-- Begin Dataset excerpt --

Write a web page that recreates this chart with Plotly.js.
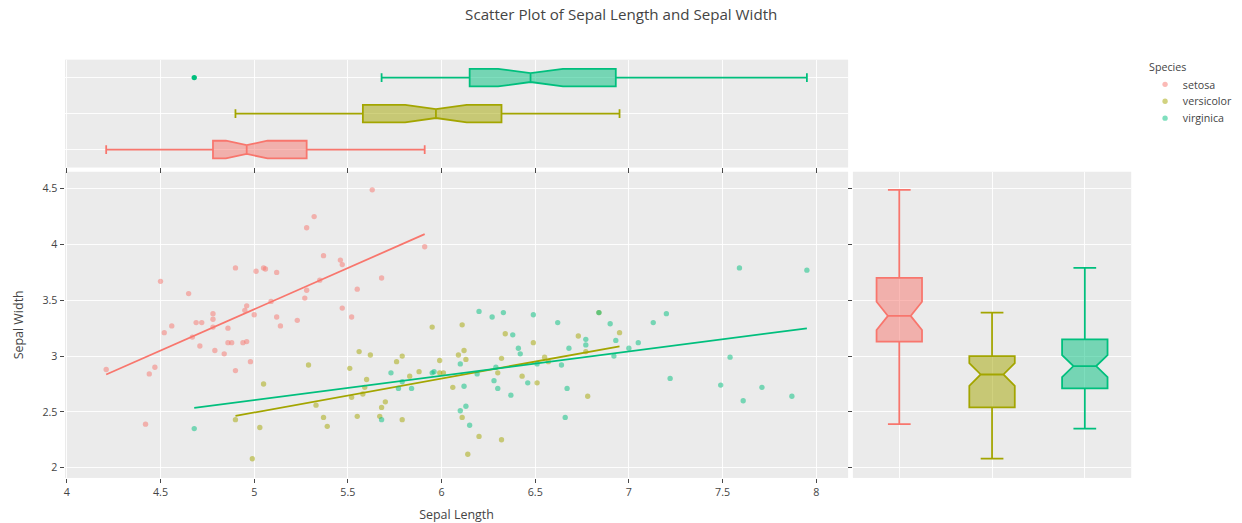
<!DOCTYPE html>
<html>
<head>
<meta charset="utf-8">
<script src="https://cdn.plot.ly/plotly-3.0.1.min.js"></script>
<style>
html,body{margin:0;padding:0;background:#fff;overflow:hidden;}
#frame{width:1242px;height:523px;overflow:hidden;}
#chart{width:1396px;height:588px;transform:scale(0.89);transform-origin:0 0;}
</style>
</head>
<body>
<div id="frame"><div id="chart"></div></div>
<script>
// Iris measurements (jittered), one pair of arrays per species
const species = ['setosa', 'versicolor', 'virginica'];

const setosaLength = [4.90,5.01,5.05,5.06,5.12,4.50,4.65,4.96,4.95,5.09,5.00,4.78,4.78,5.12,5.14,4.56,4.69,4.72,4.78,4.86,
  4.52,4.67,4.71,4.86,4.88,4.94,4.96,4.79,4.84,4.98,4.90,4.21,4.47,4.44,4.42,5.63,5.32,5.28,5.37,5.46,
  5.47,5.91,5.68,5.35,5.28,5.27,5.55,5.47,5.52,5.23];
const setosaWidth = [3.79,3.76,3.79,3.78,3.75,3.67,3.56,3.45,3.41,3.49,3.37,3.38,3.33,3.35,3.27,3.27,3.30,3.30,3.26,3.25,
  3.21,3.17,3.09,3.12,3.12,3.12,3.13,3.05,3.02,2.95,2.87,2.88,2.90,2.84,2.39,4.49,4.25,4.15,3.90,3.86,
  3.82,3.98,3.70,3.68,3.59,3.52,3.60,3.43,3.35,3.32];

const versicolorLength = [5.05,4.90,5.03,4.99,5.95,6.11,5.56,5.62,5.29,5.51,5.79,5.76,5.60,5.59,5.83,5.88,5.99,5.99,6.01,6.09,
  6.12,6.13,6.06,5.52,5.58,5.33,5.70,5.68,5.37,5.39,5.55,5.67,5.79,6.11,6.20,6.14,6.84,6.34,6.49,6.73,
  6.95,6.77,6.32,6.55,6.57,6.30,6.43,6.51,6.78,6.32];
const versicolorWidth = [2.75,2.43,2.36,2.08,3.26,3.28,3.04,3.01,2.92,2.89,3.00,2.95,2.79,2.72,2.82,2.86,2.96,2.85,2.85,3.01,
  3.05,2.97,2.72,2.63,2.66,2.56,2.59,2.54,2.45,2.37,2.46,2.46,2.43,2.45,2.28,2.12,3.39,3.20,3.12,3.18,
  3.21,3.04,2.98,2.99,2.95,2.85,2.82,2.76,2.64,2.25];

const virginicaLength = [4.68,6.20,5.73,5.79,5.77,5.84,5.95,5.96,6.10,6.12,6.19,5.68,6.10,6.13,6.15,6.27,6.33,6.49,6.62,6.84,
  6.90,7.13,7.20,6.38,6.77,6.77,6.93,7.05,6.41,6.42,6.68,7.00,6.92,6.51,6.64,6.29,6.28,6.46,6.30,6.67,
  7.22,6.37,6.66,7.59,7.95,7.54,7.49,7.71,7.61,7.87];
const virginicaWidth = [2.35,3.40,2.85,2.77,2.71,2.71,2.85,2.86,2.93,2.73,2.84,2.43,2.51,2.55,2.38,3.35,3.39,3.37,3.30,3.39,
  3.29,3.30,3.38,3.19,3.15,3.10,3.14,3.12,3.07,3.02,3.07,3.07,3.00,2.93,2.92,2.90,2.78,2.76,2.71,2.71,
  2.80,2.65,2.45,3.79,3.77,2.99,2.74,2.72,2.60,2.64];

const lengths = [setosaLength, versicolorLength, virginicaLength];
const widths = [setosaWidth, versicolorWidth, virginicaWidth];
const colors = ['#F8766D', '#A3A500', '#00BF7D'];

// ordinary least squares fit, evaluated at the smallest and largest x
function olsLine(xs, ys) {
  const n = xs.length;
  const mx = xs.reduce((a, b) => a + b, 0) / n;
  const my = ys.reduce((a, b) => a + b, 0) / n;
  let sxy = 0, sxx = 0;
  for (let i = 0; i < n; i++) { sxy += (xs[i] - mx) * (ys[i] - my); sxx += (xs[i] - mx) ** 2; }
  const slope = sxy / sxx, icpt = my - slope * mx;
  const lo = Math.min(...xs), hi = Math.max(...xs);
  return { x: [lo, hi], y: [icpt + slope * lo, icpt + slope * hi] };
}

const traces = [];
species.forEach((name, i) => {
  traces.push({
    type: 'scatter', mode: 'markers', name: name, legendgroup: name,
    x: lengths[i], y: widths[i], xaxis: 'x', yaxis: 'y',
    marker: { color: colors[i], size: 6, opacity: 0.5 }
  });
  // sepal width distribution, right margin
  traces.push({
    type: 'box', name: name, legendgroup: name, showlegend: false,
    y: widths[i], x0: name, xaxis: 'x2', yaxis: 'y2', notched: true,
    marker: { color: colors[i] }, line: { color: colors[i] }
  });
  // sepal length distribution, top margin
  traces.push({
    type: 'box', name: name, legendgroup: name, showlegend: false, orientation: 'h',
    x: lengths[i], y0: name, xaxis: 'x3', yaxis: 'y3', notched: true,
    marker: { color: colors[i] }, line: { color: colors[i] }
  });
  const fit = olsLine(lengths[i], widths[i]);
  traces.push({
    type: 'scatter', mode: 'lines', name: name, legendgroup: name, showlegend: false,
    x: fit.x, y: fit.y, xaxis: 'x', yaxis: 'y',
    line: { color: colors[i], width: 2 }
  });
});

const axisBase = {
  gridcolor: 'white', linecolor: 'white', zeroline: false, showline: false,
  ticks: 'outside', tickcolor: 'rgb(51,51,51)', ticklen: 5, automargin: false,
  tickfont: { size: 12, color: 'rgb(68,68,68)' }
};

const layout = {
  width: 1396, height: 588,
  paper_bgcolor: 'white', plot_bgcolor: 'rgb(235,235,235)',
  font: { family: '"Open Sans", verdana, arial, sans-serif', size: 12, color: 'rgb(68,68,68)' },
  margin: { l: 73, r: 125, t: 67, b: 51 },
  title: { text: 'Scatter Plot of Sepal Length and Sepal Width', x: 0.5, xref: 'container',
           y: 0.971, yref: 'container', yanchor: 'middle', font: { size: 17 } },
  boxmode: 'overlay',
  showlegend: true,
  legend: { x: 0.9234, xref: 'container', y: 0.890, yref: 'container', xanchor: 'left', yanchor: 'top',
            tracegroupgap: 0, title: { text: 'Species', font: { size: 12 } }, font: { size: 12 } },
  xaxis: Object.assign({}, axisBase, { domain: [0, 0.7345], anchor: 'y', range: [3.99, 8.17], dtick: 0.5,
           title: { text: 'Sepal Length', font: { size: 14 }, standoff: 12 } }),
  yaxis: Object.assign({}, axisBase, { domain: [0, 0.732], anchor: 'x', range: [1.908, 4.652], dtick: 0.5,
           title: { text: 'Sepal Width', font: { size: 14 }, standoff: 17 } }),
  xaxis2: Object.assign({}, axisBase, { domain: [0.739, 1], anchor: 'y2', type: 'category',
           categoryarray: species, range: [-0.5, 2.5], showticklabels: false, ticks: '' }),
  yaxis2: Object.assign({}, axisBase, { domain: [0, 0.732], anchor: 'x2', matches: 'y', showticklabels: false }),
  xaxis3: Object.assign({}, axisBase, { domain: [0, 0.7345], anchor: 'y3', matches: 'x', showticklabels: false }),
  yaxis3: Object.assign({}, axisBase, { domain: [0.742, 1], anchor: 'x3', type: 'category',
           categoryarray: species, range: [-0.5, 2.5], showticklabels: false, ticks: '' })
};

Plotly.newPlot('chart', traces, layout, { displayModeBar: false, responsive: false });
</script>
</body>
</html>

-- End Dataset excerpt --

Task brief:
Print the whole listing above once more, word for word, without its pictures.

Complete response:
Write a web page that recreates this chart with Plotly.js.
<!DOCTYPE html>
<html>
<head>
<meta charset="utf-8">
<script src="https://cdn.plot.ly/plotly-3.0.1.min.js"></script>
<style>
html,body{margin:0;padding:0;background:#fff;overflow:hidden;}
#frame{width:1242px;height:523px;overflow:hidden;}
#chart{width:1396px;height:588px;transform:scale(0.89);transform-origin:0 0;}
</style>
</head>
<body>
<div id="frame"><div id="chart"></div></div>
<script>
// Iris measurements (jittered), one pair of arrays per species
const species = ['setosa', 'versicolor', 'virginica'];

const setosaLength = [4.90,5.01,5.05,5.06,5.12,4.50,4.65,4.96,4.95,5.09,5.00,4.78,4.78,5.12,5.14,4.56,4.69,4.72,4.78,4.86,
  4.52,4.67,4.71,4.86,4.88,4.94,4.96,4.79,4.84,4.98,4.90,4.21,4.47,4.44,4.42,5.63,5.32,5.28,5.37,5.46,
  5.47,5.91,5.68,5.35,5.28,5.27,5.55,5.47,5.52,5.23];
const setosaWidth = [3.79,3.76,3.79,3.78,3.75,3.67,3.56,3.45,3.41,3.49,3.37,3.38,3.33,3.35,3.27,3.27,3.30,3.30,3.26,3.25,
  3.21,3.17,3.09,3.12,3.12,3.12,3.13,3.05,3.02,2.95,2.87,2.88,2.90,2.84,2.39,4.49,4.25,4.15,3.90,3.86,
  3.82,3.98,3.70,3.68,3.59,3.52,3.60,3.43,3.35,3.32];

const versicolorLength = [5.05,4.90,5.03,4.99,5.95,6.11,5.56,5.62,5.29,5.51,5.79,5.76,5.60,5.59,5.83,5.88,5.99,5.99,6.01,6.09,
  6.12,6.13,6.06,5.52,5.58,5.33,5.70,5.68,5.37,5.39,5.55,5.67,5.79,6.11,6.20,6.14,6.84,6.34,6.49,6.73,
  6.95,6.77,6.32,6.55,6.57,6.30,6.43,6.51,6.78,6.32];
const versicolorWidth = [2.75,2.43,2.36,2.08,3.26,3.28,3.04,3.01,2.92,2.89,3.00,2.95,2.79,2.72,2.82,2.86,2.96,2.85,2.85,3.01,
  3.05,2.97,2.72,2.63,2.66,2.56,2.59,2.54,2.45,2.37,2.46,2.46,2.43,2.45,2.28,2.12,3.39,3.20,3.12,3.18,
  3.21,3.04,2.98,2.99,2.95,2.85,2.82,2.76,2.64,2.25];

const virginicaLength = [4.68,6.20,5.73,5.79,5.77,5.84,5.95,5.96,6.10,6.12,6.19,5.68,6.10,6.13,6.15,6.27,6.33,6.49,6.62,6.84,
  6.90,7.13,7.20,6.38,6.77,6.77,6.93,7.05,6.41,6.42,6.68,7.00,6.92,6.51,6.64,6.29,6.28,6.46,6.30,6.67,
  7.22,6.37,6.66,7.59,7.95,7.54,7.49,7.71,7.61,7.87];
const virginicaWidth = [2.35,3.40,2.85,2.77,2.71,2.71,2.85,2.86,2.93,2.73,2.84,2.43,2.51,2.55,2.38,3.35,3.39,3.37,3.30,3.39,
  3.29,3.30,3.38,3.19,3.15,3.10,3.14,3.12,3.07,3.02,3.07,3.07,3.00,2.93,2.92,2.90,2.78,2.76,2.71,2.71,
  2.80,2.65,2.45,3.79,3.77,2.99,2.74,2.72,2.60,2.64];

const lengths = [setosaLength, versicolorLength, virginicaLength];
const widths = [setosaWidth, versicolorWidth, virginicaWidth];
const colors = ['#F8766D', '#A3A500', '#00BF7D'];

// ordinary least squares fit, evaluated at the smallest and largest x
function olsLine(xs, ys) {
  const n = xs.length;
  const mx = xs.reduce((a, b) => a + b, 0) / n;
  const my = ys.reduce((a, b) => a + b, 0) / n;
  let sxy = 0, sxx = 0;
  for (let i = 0; i < n; i++) { sxy += (xs[i] - mx) * (ys[i] - my); sxx += (xs[i] - mx) ** 2; }
  const slope = sxy / sxx, icpt = my - slope * mx;
  const lo = Math.min(...xs), hi = Math.max(...xs);
  return { x: [lo, hi], y: [icpt + slope * lo, icpt + slope * hi] };
}

const traces = [];
species.forEach((name, i) => {
  traces.push({
    type: 'scatter', mode: 'markers', name: name, legendgroup: name,
    x: lengths[i], y: widths[i], xaxis: 'x', yaxis: 'y',
    marker: { color: colors[i], size: 6, opacity: 0.5 }
  });
  // sepal width distribution, right margin
  traces.push({
    type: 'box', name: name, legendgroup: name, showlegend: false,
    y: widths[i], x0: name, xaxis: 'x2', yaxis: 'y2', notched: true,
    marker: { color: colors[i] }, line: { color: colors[i] }
  });
  // sepal length distribution, top margin
  traces.push({
    type: 'box', name: name, legendgroup: name, showlegend: false, orientation: 'h',
    x: lengths[i], y0: name, xaxis: 'x3', yaxis: 'y3', notched: true,
    marker: { color: colors[i] }, line: { color: colors[i] }
  });
  const fit = olsLine(lengths[i], widths[i]);
  traces.push({
    type: 'scatter', mode: 'lines', name: name, legendgroup: name, showlegend: false,
    x: fit.x, y: fit.y, xaxis: 'x', yaxis: 'y',
    line: { color: colors[i], width: 2 }
  });
});

const axisBase = {
  gridcolor: 'white', linecolor: 'white', zeroline: false, showline: false,
  ticks: 'outside', tickcolor: 'rgb(51,51,51)', ticklen: 5, automargin: false,
  tickfont: { size: 12, color: 'rgb(68,68,68)' }
};

const layout = {
  width: 1396, height: 588,
  paper_bgcolor: 'white', plot_bgcolor: 'rgb(235,235,235)',
  font: { family: '"Open Sans", verdana, arial, sans-serif', size: 12, color: 'rgb(68,68,68)' },
  margin: { l: 73, r: 125, t: 67, b: 51 },
  title: { text: 'Scatter Plot of Sepal Length and Sepal Width', x: 0.5, xref: 'container',
           y: 0.971, yref: 'container', yanchor: 'middle', font: { size: 17 } },
  boxmode: 'overlay',
  showlegend: true,
  legend: { x: 0.9234, xref: 'container', y: 0.890, yref: 'container', xanchor: 'left', yanchor: 'top',
            tracegroupgap: 0, title: { text: 'Species', font: { size: 12 } }, font: { size: 12 } },
  xaxis: Object.assign({}, axisBase, { domain: [0, 0.7345], anchor: 'y', range: [3.99, 8.17], dtick: 0.5,
           title: { text: 'Sepal Length', font: { size: 14 }, standoff: 12 } }),
  yaxis: Object.assign({}, axisBase, { domain: [0, 0.732], anchor: 'x', range: [1.908, 4.652], dtick: 0.5,
           title: { text: 'Sepal Width', font: { size: 14 }, standoff: 17 } }),
  xaxis2: Object.assign({}, axisBase, { domain: [0.739, 1], anchor: 'y2', type: 'category',
           categoryarray: species, range: [-0.5, 2.5], showticklabels: false, ticks: '' }),
  yaxis2: Object.assign({}, axisBase, { domain: [0, 0.732], anchor: 'x2', matches: 'y', showticklabels: false }),
  xaxis3: Object.assign({}, axisBase, { domain: [0, 0.7345], anchor: 'y3', matches: 'x', showticklabels: false }),
  yaxis3: Object.assign({}, axisBase, { domain: [0.742, 1], anchor: 'x3', type: 'category',
           categoryarray: species, range: [-0.5, 2.5], showticklabels: false, ticks: '' })
};

Plotly.newPlot('chart', traces, layout, { displayModeBar: false, responsive: false });
</script>
</body>
</html>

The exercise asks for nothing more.